Cytogenetics is a field of study that deals with chromosomes and related abnormalities. Chromosome analysis is also known as karyotyping and involves the pairing of homologous chromosomes.
Abnormalities in chromosomes cause several genetic disorders leading to developmental delay, congenital malformations, mental retardation, and infertility. Cytogenetic analysis is very crucial in the diagnosis of oncologic and hematologic disorders.
It helps in the diagnosis and classification of disease as well as in planning treatment regimens and monitoring the status of disease.
Researcher holding cytogenetic pictures of chromosomes - Image Copyright: RHIMAGE / Shutterstock
Cytogenetic Analysis in AML
Cytogenetic analysis plays a critical role in the diagnosis, classification, prognosis, and management of acute myeloid leukemia (AML). It has become an essential technique that helps doctors identify leukemia and provide treatment guidance. Cytogenetic testing is usually performed on the bone marrow of AML patients and helps in characterizing the aggressiveness of leukemia. Moreover, it assists in determining treatment response and overall prognosis.
Genetic analysis of FLT3, CEBPA, and NPM1 mutations is now standard practice in case of AML patients. AML risk factors are determined by identifying the underlying cytogenetic abnormalities, including chromosomal duplications, deletions, or substitutions and also under- or over-expression of some proteins.
A translocation involving chromosomes 15 and 17 referred to as t(15;17) is linked to acute promyelocytic leukemia (APL), which is a distinct AML subtype. Cytogenetic abnormalities are associated with 3 categories of disease - better-risk (65% long-term survival), medium-risk (25% long-term survival), and poor-risk (<10% long-term survival) disease.
Molecular markers also play a key role in AML prognosis. FLT3 gene mutations are very common in AML and are seen in as much as one third of AML patients. FLT3 internal tandem duplications are present in 25% of AML cases and are associated with poor prognosis. NPM1 mutations are associated with intermediate or better risk and are usually favorable with patients responding well to chemotherapy. But NPM1 present along with FLT3 mutation is unfavorable. Mutations in CEBPA gene are associated with normal cytogenetic findings, longer remission, and improved overall survival.
Cytogenetic Testing Methods
Karyotyping or Routine Cytogenetic Analysis
This helps detect structural or numerical chromosome abnormalities. Chromosome analyses require cell cultures and involves the harvesting of chromosomes, chromosome banding, microscopic analysis and the production of karyotypes.
Molecular Cytogenetic Testing (FISH)
It is also called fluorescence in-situ hybridization (FISH). FISH testing involves the determination of the presence, absence, position, and copy number of DNA segments with the help of fluorescence microscopy.
- Metaphase FISH (Microdeletion FISH) - Metaphase FISH studies help in detecting changes such as microduplications and microdeletions in phenotypic findings.
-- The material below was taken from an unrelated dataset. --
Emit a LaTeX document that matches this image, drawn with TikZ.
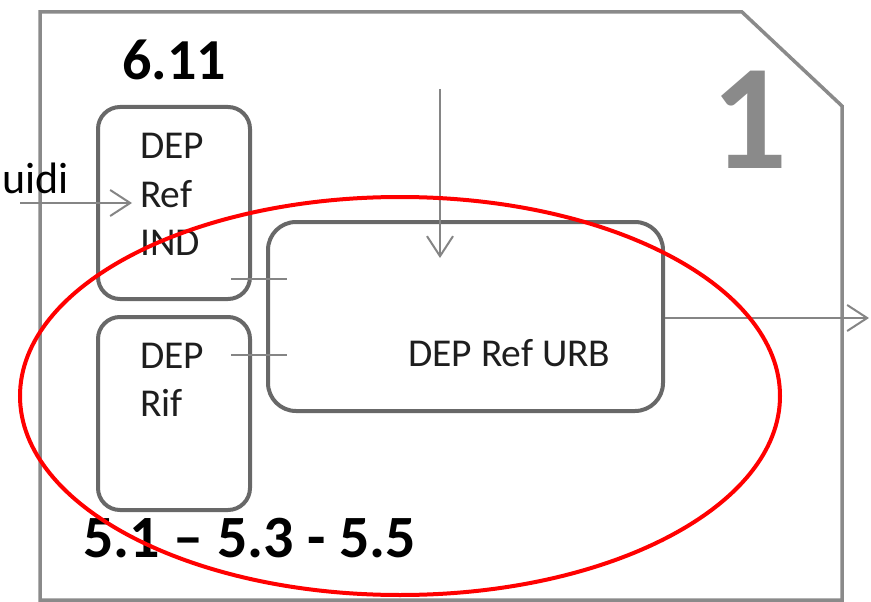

- Dual-Color / Fusion FISH - This study is used to detect neoplastic rearrangements that affect two specific loci, but cannot detect variant, complex, and/or atypical rearrangements of the same loci.
- Dual-Color/Break-Apart FISH - This technique uses DNA probe systems to identify specific loci that cause rearrangements in several translocation partners.
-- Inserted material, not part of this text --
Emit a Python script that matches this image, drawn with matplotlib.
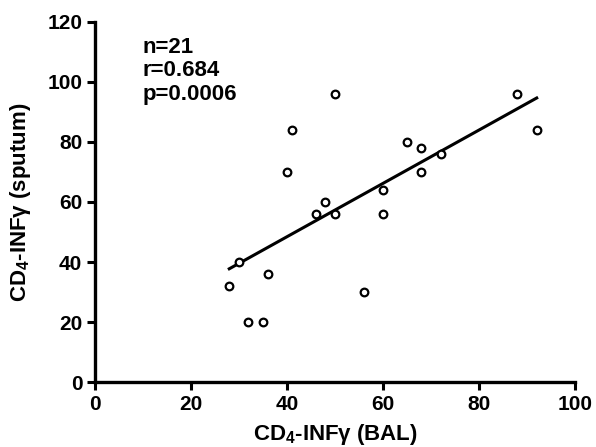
import numpy as np
import matplotlib
matplotlib.use("Agg")
import matplotlib.pyplot as plt

plt.rcParams['font.family'] = ['Liberation Sans', 'DejaVu Sans']
plt.rcParams['font.weight'] = 'bold'
plt.rcParams['mathtext.fontset'] = 'custom'
plt.rcParams['mathtext.rm'] = 'Liberation Sans:bold'
plt.rcParams['mathtext.bf'] = 'Liberation Sans:bold'

# CD4-INFγ valores
bal = [28, 30, 32, 35, 36, 40, 41, 46, 48, 50, 50, 56, 60, 60, 65, 68, 68, 72, 88, 92]
sputum = [32, 40, 20, 20, 36, 70, 84, 56, 60, 96, 56, 30, 64, 56, 80, 78, 70, 76, 96, 84]
stats_txt = ["n=21", "r=0.684", "p=0.0006"]

x = np.array(bal)
y = np.array(sputum)
m, b = np.polyfit(x, y, 1)
xl = np.array([x.min(), x.max()])

fig = plt.figure(figsize=(5.96, 4.47), dpi=100)
ax = fig.add_axes([0.159, 0.1454, 0.806, 0.8054])

ax.plot(x, y, 'o', mfc='white', mec='black', ms=5.5, mew=1.6, zorder=3)
ax.plot(xl, m * xl + b, color='black', lw=2.2)

ax.set_xlim(0, 100)
ax.set_ylim(0, 120)
ax.set_xticks([0, 20, 40, 60, 80, 100])
ax.set_yticks([0, 20, 40, 60, 80, 100, 120])

for s in ['top', 'right']:
    ax.spines[s].set_visible(False)
for s in ['left', 'bottom']:
    ax.spines[s].set_linewidth(2.4)
ax.tick_params(width=2.2, length=6, labelsize=15, pad=3)
for lab in ax.get_xticklabels() + ax.get_yticklabels():
    lab.set_fontweight('bold')

ax.set_xlabel(r"CD$_\mathbf{4}$-INFγ (BAL)", fontsize=16, fontweight='bold', labelpad=6)
ax.set_ylabel(r"CD$_\mathbf{4}$-INFγ (sputum)", fontsize=16, fontweight='bold', labelpad=10)

for i, t in enumerate(stats_txt):
    ax.text(10, 109.7 - 7.8 * i, t, fontsize=16, fontweight='bold', va='baseline')

fig.savefig("out.png", dpi=100)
- Interphase FISH - Interphase FISH studies provide information regarding enumeration or rearrangement in specific DNA probes, but other structural inferences are not possible using this technique.
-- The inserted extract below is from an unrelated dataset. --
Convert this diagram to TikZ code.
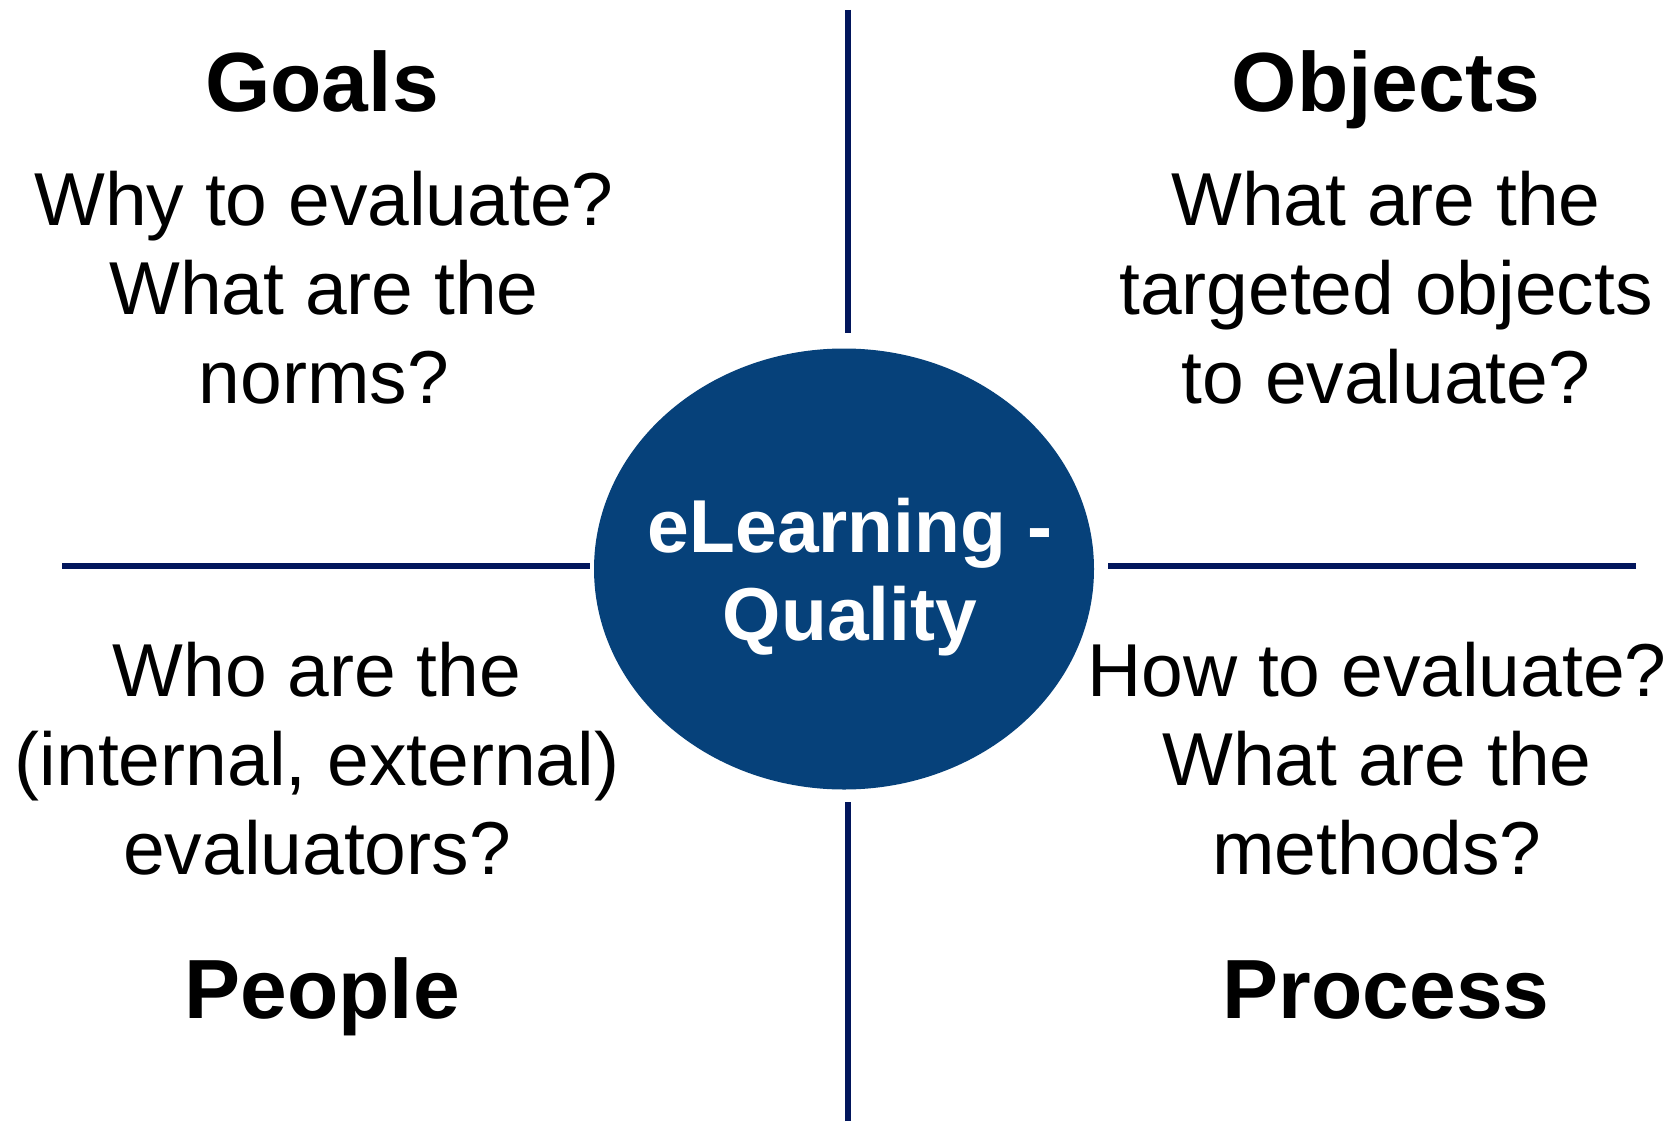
\documentclass[tikz,border=0pt]{standalone}
\usepackage{fontspec}
\setmainfont{Liberation Sans}
\definecolor{QualityFill}{HTML}{06417A}
\definecolor{AxisLine}{HTML}{02165C}
\usetikzlibrary{shapes.geometric}

\tikzset{
    heading/.style={font=\fontsize{84}{100}\selectfont\bfseries, anchor=base, inner sep=0pt},
    question/.style={font=\fontsize{75}{89}\selectfont, align=center, anchor=base, inner sep=0pt},
    axis/.style={draw=AxisLine, line width=5.5pt},
}

\begin{document}
\begin{tikzpicture}[x=1pt, y=-1pt]

\useasboundingbox (0, 0) rectangle (1672, 1121);

\node[ellipse, fill=QualityFill, minimum width=500pt, minimum height=441pt, inner sep=0pt]
    (quality) at (844, 569) {};
\node[font=\fontsize{75}{88}\selectfont\bfseries, text=white, align=center, inner sep=0pt]
    (qualitytext) at (850, 577) {eLearning -\\Quality};

\node[heading] (goals) at (322, 112) {Goals};
\node[heading] (objects) at (1386, 112) {Objects};
\node[heading] (people) at (322, 1018) {People};
\node[heading] (process) at (1386, 1018) {Process};

% the base anchor of these sits on the last line
\node[question] (why) at (324, 403) {Why to evaluate?\\What are the\\norms?};
\node[question] (what) at (1386, 403) {What are the\\targeted objects\\to evaluate?};
\node[question] (who) at (317, 874) {Who are the\\(internal, external)\\evaluators?};
\node[question] (how) at (1377, 874) {How to evaluate?\\What are the\\methods?};

\coordinate (N) at (848, 10);
\coordinate (S) at (848, 1121);
\coordinate (W) at (62, 566);
\coordinate (E) at (1636, 566);
\draw[axis] (N) -- (N |- 0, 333);
\draw[axis] (S) -- (S |- 0, 802);
\draw[axis] (W) -- (590, 566);
\draw[axis] (E) -- (1108, 566);

\end{tikzpicture}
\end{document}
Microarray Comparative Genomic Hybridization (aCGH) Testing
This kind of testing helps detect genomic copy number changes or minor genetic imbalances, such as gain or loss of chromosomal material, which cannot be detected by traditional FISH or cytogenetic analysis methods. It also helps to identify specific genes involved in a chromosomal abnormality that was detected using conventional FISH or cytogenetic testing methods.